122. I pragṛhya. — Alcune vocali finali sfuggono al saṃdhi: si chiamano pragṛhya o “fonemi da evidenziare” (essendo sottolineati da íti nel pdp.). Queste sono le finali lunghe (ultralunghe?) del duale nominale in -ī -ū -e; il (raro) L. sg. in -ī -ū (non senza incertezza), così come il L. in -e del pronome tvé “in te” (che induce, almeno redazionalmente, il pragṛhyatva di asmé yuṣmé); il N. pl. del pronome amī́ (incerto); la particella u (nella forma nasale ūṃ) nel pdp. (secondo Śākalya) e la stessa particella contratta in finale di átho utó e simili; il V. sg. in -o (secondo i Pr. e secondo l’insegnamento del pdp., ma non secondo l’uso testuale, se non nella TS., che legge pito ā́ V 7 2 h e simili).
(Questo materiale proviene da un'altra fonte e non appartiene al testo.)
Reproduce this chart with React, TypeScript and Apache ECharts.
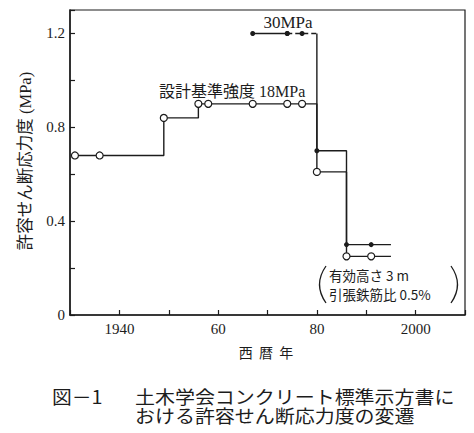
import React, { useEffect, useRef } from "react";
import * as echarts from "echarts";

// ---- data ----
const years18 = [1931, 1936, 1949, 1956, 1958, 1967, 1974, 1977, 1980, 1986, 1991];
const values18 = [0.68, 0.68, 0.84, 0.9, 0.9, 0.9, 0.9, 0.9, 0.61, 0.25, 0.25];
const years30 = [1967, 1974, 1977, 1980, 1986, 1991];
const values30 = [1.2, 1.2, 1.2, 0.7, 0.3, 0.3];
const tailYear = 1995;
const dashedFrom = 1974; // 30MPa line dashed from this year until the 1980 drop
const dropYear = 1980;

const xTickLabels: Record<number, string> = { 1940: "1940", 1960: "60", 1980: "80", 2000: "2000" };
const yTickLabels: Record<string, string> = { "0": "0", "0.4": "0.4", "0.8": "0.8", "1.2": "1.2" };

const INK = "#1c1c1c";
const SERIF = "'Liberation Serif', 'Noto Sans CJK JP', serif";
const GOTHIC = "'Noto Sans CJK JP', sans-serif";

export default function App() {
  const ref = useRef<HTMLDivElement>(null);
  useEffect(() => {
    if (!ref.current) return;
    const chart = echarts.init(ref.current, undefined, { renderer: "svg" });

    const openSym = {
      symbol: "circle",
      symbolSize: 7,
      itemStyle: { color: "#fff", borderColor: INK, borderWidth: 1.2 },
    };
    const dotSym = {
      symbol: "circle",
      symbolSize: 5,
      itemStyle: { color: INK, borderColor: INK, borderWidth: 0 },
    };
    const lineSolid = { color: INK, width: 1.4, type: "solid" as const };

    const data18: any[] = years18.map((y, i) => [y, values18[i]]);
    data18.push({ value: [tailYear, values18[values18.length - 1]], symbol: "none" });

    const idxDash = years30.indexOf(dashedFrom);
    const idxDrop = years30.indexOf(dropYear);
    const top30 = values30[0];
    const data30a: any[] = years30.slice(0, idxDash + 1).map((y, i) => [y, values30[i]]);
    const data30b: any[] = years30
      .slice(idxDash, idxDrop)
      .map((y, i) => [y, values30[idxDash + i]]);
    data30b.push({ value: [dropYear, top30], symbol: "none" });
    const data30c: any[] = [{ value: [dropYear, top30], symbol: "none" }];
    years30.slice(idxDrop).forEach((y, i) => data30c.push([y, values30[idxDrop + i]]));
    data30c.push({ value: [tailYear, values30[values30.length - 1]], symbol: "none" });

    const parenStyle = { stroke: INK, lineWidth: 1.3, fill: "none" };

    const option: any = {
      animation: false,
      grid: {
        left: 70,
        top: 10,
        width: 395,
        height: 305,
        show: true,
        borderColor: INK,
        borderWidth: 1.2,
        backgroundColor: "transparent",
      },
      xAxis: {
        type: "value",
        min: 1930,
        max: 2010,
        interval: 10,
        axisLine: { show: true, lineStyle: { color: INK, width: 1.5 } },
        axisTick: { show: true, inside: true, length: 5, lineStyle: { color: INK, width: 1.2 } },
        splitLine: { show: false },
        axisLabel: {
          color: INK,
          fontFamily: SERIF,
          fontSize: 15,
          margin: 6,
          formatter: (v: number) => xTickLabels[Math.round(v)] ?? "",
        },
      },
      yAxis: {
        type: "value",
        min: 0,
        max: 1.3,
        interval: 0.2,
        axisLine: { show: true, lineStyle: { color: INK, width: 1.5 } },
        axisTick: { show: true, inside: true, length: 5, lineStyle: { color: INK, width: 1.2 } },
        splitLine: { show: false },
        axisLabel: {
          color: INK,
          fontFamily: SERIF,
          fontSize: 15,
          margin: 5,
          formatter: (v: number) => yTickLabels[String(Math.round(v * 10) / 10)] ?? "",
        },
      },
      series: [
        {
          name: "18MPa",
          type: "line",
          step: "end",
          data: data18,
          lineStyle: lineSolid,
          ...openSym,
          z: 3,
        },
        {
          name: "30MPa-a",
          type: "line",
          data: data30a,
          lineStyle: lineSolid,
          ...dotSym,
          z: 3,
        },
        {
          name: "30MPa-b",
          type: "line",
          data: data30b,
          lineStyle: { color: INK, width: 1.4, type: [5, 3] },
          ...dotSym,
          z: 3,
        },
        {
          name: "30MPa-c",
          type: "line",
          step: "end",
          data: data30c,
          lineStyle: lineSolid,
          ...dotSym,
          z: 3,
        },
      ],
      graphic: [
        {
          type: "text",
          x: 25,
          y: 161,
          rotation: Math.PI / 2,
          style: {
            text: "許容せん断応力度 (MPa)",
            fill: INK,
            font: `16.5px ${SERIF}`,
            align: "center",
            verticalAlign: "middle",
          },
        },
        {
          type: "text",
          x: 288,
          y: 22,
          style: { text: "30MPa", fill: INK, font: `17px ${SERIF}`, align: "center", verticalAlign: "middle" },
        },
        {
          type: "text",
          x: 159,
          y: 91,
          style: { text: "設計基準強度 18MPa", fill: INK, font: `16px ${SERIF}`, align: "left", verticalAlign: "middle" },
        },
        {
          type: "bezierCurve",
          shape: { x1: 326, y1: 266, x2: 326, y2: 303, cpx1: 313, cpy1: 284.5 },
          style: parenStyle,
        },
        {
          type: "bezierCurve",
          shape: { x1: 451, y1: 266, x2: 451, y2: 303, cpx1: 464, cpy1: 284.5 },
          style: parenStyle,
        },
        {
          type: "text",
          x: 329,
          y: 275,
          style: { text: "有効高さ 3 m", fill: INK, font: `13.5px ${GOTHIC}`, align: "left", verticalAlign: "middle" },
        },
        {
          type: "text",
          x: 329,
          y: 293.5,
          style: { text: "引張鉄筋比 0.5%", fill: INK, font: `13.5px ${GOTHIC}`, align: "left", verticalAlign: "middle" },
        },
        {
          type: "text",
          x: 266,
          y: 352,
          style: { text: "西  暦  年", fill: INK, font: `14px ${GOTHIC}`, align: "center", verticalAlign: "middle" },
        },
        {
          type: "text",
          x: 52,
          y: 396,
          scaleX: 1.1,
          style: { text: "図－1", fill: INK, font: `18px ${GOTHIC}`, align: "left", verticalAlign: "middle" },
        },
        {
          type: "text",
          x: 135,
          y: 387,
          scaleX: 1.11,
          style: {
            text: "土木学会コンクリート標準示方書に\nおける許容せん断応力度の変遷",
            fill: INK,
            font: `18px ${GOTHIC}`,
            lineHeight: 18.5,
            align: "left",
            verticalAlign: "top",
          },
        },
      ],
    };
    chart.setOption(option);
    return () => chart.dispose();
  }, []);
  return (
    <div
      ref={ref}
      style={{ position: "fixed", left: 0, top: 0, width: 474, height: 433, background: "#fff" }}
    />
  );
}
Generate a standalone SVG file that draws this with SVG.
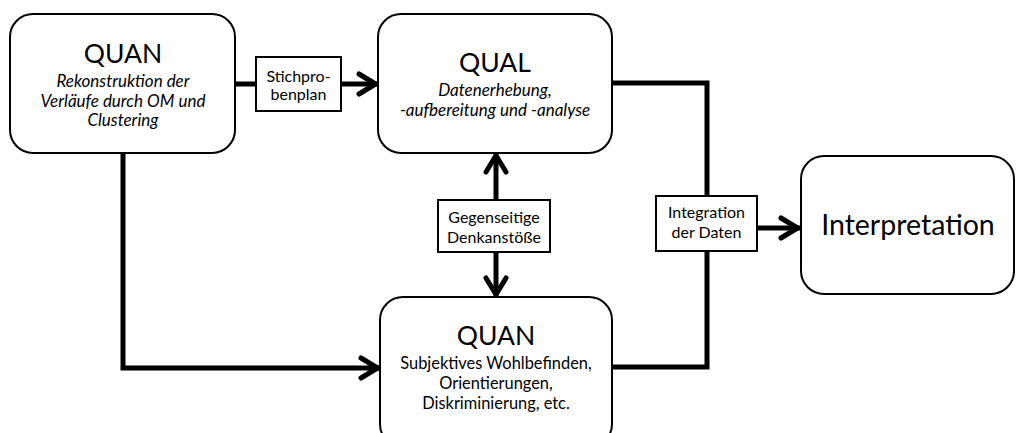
<svg xmlns="http://www.w3.org/2000/svg" width="1016" height="433" viewBox="0 0 1016 433">
<style>
.box{fill:#fff;stroke:#000;stroke-width:2}
.lbl{fill:#fff;stroke:#000;stroke-width:2}
.con{fill:none;stroke:#000;stroke-width:5;stroke-linejoin:miter}
text{font-family:Lato,"Liberation Sans",sans-serif;fill:#000;text-anchor:middle}
.t{font-size:26.5px}
.big{font-size:28.5px}
.s{font-size:16.4px}
.i{font-size:17px;font-style:italic}
.l{font-size:16px}
</style>
<defs>
<marker id="arr" markerUnits="userSpaceOnUse" viewBox="-24 -14 28 28" refX="0" refY="0" markerWidth="28" markerHeight="28" orient="auto" overflow="visible">
<path d="M-19,-10 L-2.5,0 L-19,10" fill="none" stroke="#000" stroke-width="5" stroke-linecap="round" stroke-linejoin="round"/>
</marker>
</defs>
<g id="connectors">
<path class="con" d="M235,84 H256"/>
<path class="con" d="M341,84 H378" marker-end="url(#arr)"/>
<path class="con" d="M612,83 H707 V196"/>
<path class="con" d="M612,367 H707 V251"/>
<path class="con" d="M757,228 H800" marker-end="url(#arr)"/>
<path class="con" d="M123,153 V368 H380" marker-end="url(#arr)"/>
<path class="con" d="M496,200 V153" marker-end="url(#arr)"/>
<path class="con" d="M496,252 V297" marker-end="url(#arr)"/>
</g>
<g id="quan1">
<rect class="box" x="10" y="14" width="225" height="139" rx="23"/>
<text class="t" x="123" y="63">QUAN</text>
<text class="i" x="123" y="87">Rekonstruktion der</text>
<text class="i" x="123" y="107">Verläufe durch OM und</text>
<text class="i" x="123" y="126">Clustering</text>
</g>
<g id="stichprobenplan">
<rect class="lbl" x="256" y="57" width="85" height="54"/>
<text class="l" x="298.5" y="82">Stichpro-</text>
<text class="l" x="298.5" y="100">benplan</text>
</g>
<g id="qual">
<rect class="box" x="378" y="14" width="234" height="139" rx="23"/>
<text class="t" x="495" y="72">QUAL</text>
<text class="i" x="495" y="96">Datenerhebung,</text>
<text class="i" x="495" y="116">-aufbereitung und -analyse</text>
</g>
<g id="denkanstoesse">
<rect class="lbl" x="438" y="200" width="112" height="52"/>
<text class="l" x="494" y="223">Gegenseitige</text>
<text class="l" x="494" y="243">Denkanstöße</text>
</g>
<g id="quan2">
<rect class="box" x="380" y="297" width="232" height="150" rx="23"/>
<text class="t" x="496" y="345">QUAN</text>
<text class="s" x="496" y="369">Subjektives Wohlbefinden,</text>
<text class="s" x="496" y="389">Orientierungen,</text>
<text class="s" x="496" y="409">Diskriminierung, etc.</text>
</g>
<g id="integration">
<rect class="lbl" x="656" y="196" width="101" height="55"/>
<text class="l" x="706.5" y="218">Integration</text>
<text class="l" x="706.5" y="238">der Daten</text>
</g>
<g id="interpretation">
<rect class="box" x="801" y="156" width="213" height="138" rx="23"/>
<text class="big" x="908" y="235">Interpretation</text>
</g>
</svg>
Il -e del duale verbale è in parte pragṛhya, ma in modo secondario (per analogia con il -e del nominale duale, che deriva da a + ī) e con abbreviazione quasi costante, parimamnā́thĕ asmā́n VII 93 6. Il carattere pragṛhya, come si vede, non è assoluto. A volte è solo la metrica a rivelarlo, così ródasīmé “questi due mondi” VII 90 3 va letto ródasī imé (allo stesso modo, più volte, un duale nominale davanti a iva). L’abbreviazione (fuori dal caso citato di -e verbale) è rara. Si parte da finali rare, dotate di una particolare pesantezza a causa della loro struttura preistorica, e il movimento si è esteso ad altre categorie.

Si può considerare che c’è pragṛhyatva in senso ampio là dove, per esempio, un N. Ac. duale in -ā (121 n.) rimane in iato davanti a vocale, con abbreviazione, come in puruhūtā́dyá (pdp. -ā́ adyá) citato in 115.

123. La natura dell’iniziale gioca un ruolo nel saṃdhi vocalico. Ciò è evidente nel trattamento dell’a- iniziale in 120. Incidentalmente, nel caso dell’enclitico iva “come”, il cui elemento iniziale è a volte assorbito da una vocale precedente, senza che ciò giustifichi l’assunzione di una forma monosillabica *va; vedi 112 n. 2 122 140 sulla debolezza dell’iniziale di iva, che porta a casi di sineresi.

Debolezza dell’iniziale di evá secondo 116 n. 1.